Date d’intervention et solution retenue
La période optimale d’application d’un produit insecticide en végétation doit être calée sur le vol des papillons, indépendamment du stade du maïs. Les informations sur les dynamiques de vol des ravageurs sont fournies par le réseau d’observation du BSV et d’autres réseaux.
Les modèles de prévisions, basés sur les cumuls de températures, ou les suivis de chrysalidation des larves permettent d’anticiper le début de vol.
La pose de pièges (sexuels à phéromones ou lumineux) permet d’établir une courbe de vol, avec un pic, pour aider à positionner les interventions.
Vis-à-vis de la pyrale, deux techniques de lutte sont envisageables : une solution de biocontrôle, les trichogrammes, ou des insecticides de synthèse. Quelle que soit la technique utilisée, son efficacité dépendra du bon positionnement du produit :
Les trichogrammes visent les premières pontes de pyrales (la larve du parasite se développe dans l’œuf de pyrale). Ils doivent donc être positionnés en début de vol de papillons. Attention : les trichogrammes sont inefficaces sur sésamie ! Les trichogrammes sont naturellement plus sensibles aux conditions d’application. Au contact du sol, exposés à la chaleur, leur efficacité peut être fortement réduite. En cas de lâchers précoces, sur des maïs peu développés, les diffuseurs doivent être accrochés sur des tuteurs ou protégés par un étui. Dans le cas de lâchers sur maïs peu couvrants, la forme capsule est déconseillée.

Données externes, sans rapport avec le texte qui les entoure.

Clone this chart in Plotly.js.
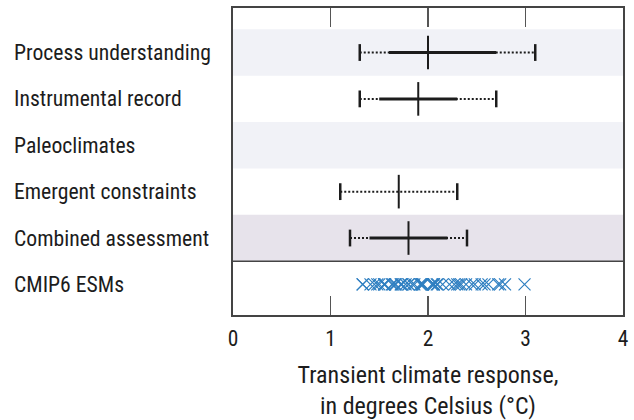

Les insecticides foliaires ont une action essentiellement larvicide. Ils doivent donc être positionnés au plus proche du pic de vol afin de toucher le plus grand nombre de larves possible, lors de leurs stades baladeurs. Le chlorantraniloprole (Coragen) a une action larvicide et ovicide sur pyrale, ce qui lui confère une plus grande souplesse de positionnement en comparaison aux pyrthrinoïdes.
Vis-à-vis de la sésamie, la lutte est plus délicate, car les papillons déposent leurs œufs dans les gaines de feuilles, ils ne sont donc pas ou peu accessibles à la pulvérisation foliaire. De même, lors de leurs premiers stades, les jeunes larves restent dissimulées. De plus, le piégeage difficile de ces papillons rend délicat le suivi du pic de vol. Celui-ci est en général un peu plus précoce que celui de la pyrale en 1re génération.
Souvent deux générations…
À la faveur des étés chauds que nous connaissons ces dernières années, on observe très régulièrement une 2e génération de pyrales et de sésamies du début à la mi-août, y compris au nord de la Loire. Les secteurs désormais concernés par cette 2e génération sont les départements 85, 44, 49 et le sud 72. Cette 2e génération est bien souvent plus préjudiciable avec une plus forte population de chenilles. Dans l’idéal, dans les secteurs régulièrement fortement impactés, il faudrait intervenir à nouveau sur cette population de chenilles au cours de l’été. Cela est envisageable avec des trichogrammes, mais suppose d’être équipé d’un enjambeur si le traitement est un produit foliaire.